10 tips to help you take better project photos
10th November 2017
You’ve finished a great installation and you want to get some pictures of it. If you get some good ones they’ll go on your website. If they’re really good they can be used for adverts or brochures. But you haven’t got a lot of time, the weather’s not great and your photos never seem to look quite as good as you’d hoped.
Sound familiar? Probably, because it’s the same for everyone. Taking good pictures can be difficult – it’s why we have professional photographers.
At this point, an aside: if you have a really special project, don’t waste it - get proper photos done. It’s not cheap, but the results are worth it. And don’t forget, systems companies and fabricators are desperate for great installation pictures, so they might get some taken for you (as long as they can use them as well). Talk to them - it doesn’t hurt to ask!
But what about the photos that you take? Following these 10 simple tips will stop you making some of the common mistakes that make photos look average. They won’t turn you into David Bailey overnight, but - with a little practice - they will help you start taking good, usable photos of all your projects.
Tip 1 - clean your lens
It doesn’t matter whether you’re using an expensive DSLR or your phone camera, if the lens is grubby the photos will be poor. Give your lens a wipe before you start.
Tip 2 - check for reflections
Most of our project photos include glass, and glass means reflections. I’ve lost count of how many pictures I’ve seen with a reflection of the photographer in the middle of a window.

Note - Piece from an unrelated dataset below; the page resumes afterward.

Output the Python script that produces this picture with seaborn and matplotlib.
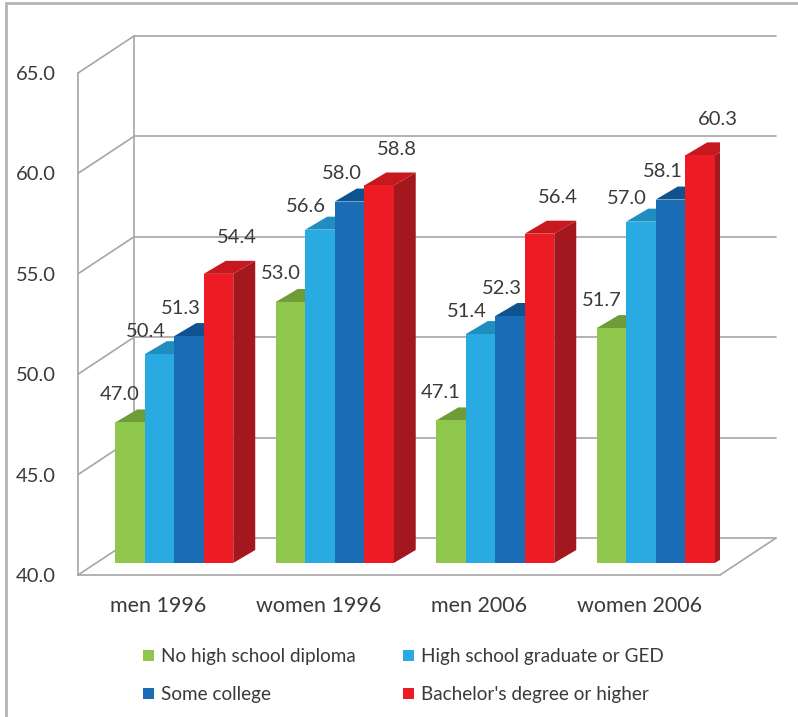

Before you take a photo, have a quick look for unwanted reflections. Whether it's you, a skip, or even a competitor’s van, eliminate reflections by moving to a different position. And never take a photo straight on - unless you want to be in the shot.
Tip 3 - check what else is in view
It’s not just reflections that can get in the way. Check the scene for things that you don’t want to see in the final photo. Stepladders, rubbish buckets, a stray roll of rag and silicone gun left on the cill - all of them can wreck a good photo. And while you’re checking, make sure your mate isn’t pulling a face behind one of the windows (yep - seen that).
Tip 4 - don’t park your van in shot
You might be very proud of your van, but including it in an installation photo rarely works well. If you’ve found the perfect angle and your van is in shot, take the photo, move your van and then take the photo again from the same place. I guarantee the second one will look better.
Tip 5 - try some different angles
Most photos are taken straight on. That’s fine (assuming you’ve avoided a reflection of yourself), but try taking some pics from different angles to make them stand out. Getting some perspective into the picture can really help, as can taking photos from a low angle, pointing slightly up. It makes homes - and especially front doors - look more imposing and impressive.
Tip 6 - pick a vertical line
It would be great if everything lined up perfectly in a photo, but in the real world that rarely happens. As soon as you get close to your subject or start taking pictures from an angle, you’ll find that the vertical lines are off. To get around this, pick the closest line (e.g. the front corner of the house) and make sure that it is vertical. It’ll help frame your photo for you.
Tip 7 - vary your distance
Most installation photos are taken from the street. That means you don’t quite get all of the house in, but you're not just focussing on a particular window or door. Try getting further away and getting the whole house in, and then move in closer and take well-framed pictures of individual elements. And try some real closeups of details too - they can end up being really handy.
Tip 8 - turn off you flash
If you’re outside it won’t help your photo, but it can cause strange reflections or oddly illuminated gateposts at the front of the scene.
Tip 9 - take a lot of photos
Digital storage costs virtually nothing, so don’t just rock up, take half a dozen photos and leave. Try things out, see what works and what doesn’t, play with the angles and distances. You might end up deleting most of the photos (preferably from your computer rather than direct from the camera - look at them on a proper screen first), but there may be some unexpected gems in there.
Tip 10 - go inside
I’ve saved the most important tip to last - go inside! You’d be amazed at how many people take installation photos from outside, but ignore the inside view. Yet if you look at any decent window brochure, often the most striking photos are the ones taken from inside the room. People connect better with warm, homely photos, and having a few indoors-looking-out pictures brings some variety. Ask the homeowner to put a vase of flowers on the window board first. Better still, give the homeowner some flowers first :)
To finish things off, a bonus tip. It won’t always work, but when it does it can make a huge difference. Try putting your phone or camera in HDR mode, especially for photos taken inside. HDR mode is a bit of camera cleverness that takes three photos at once - one slightly underexposed, one normal and one slightly overexposed - and then composites them together. The result evens out photos areas that are too bright or too dark, and can make photos look great (although occasionally they come out looking like a cartoon).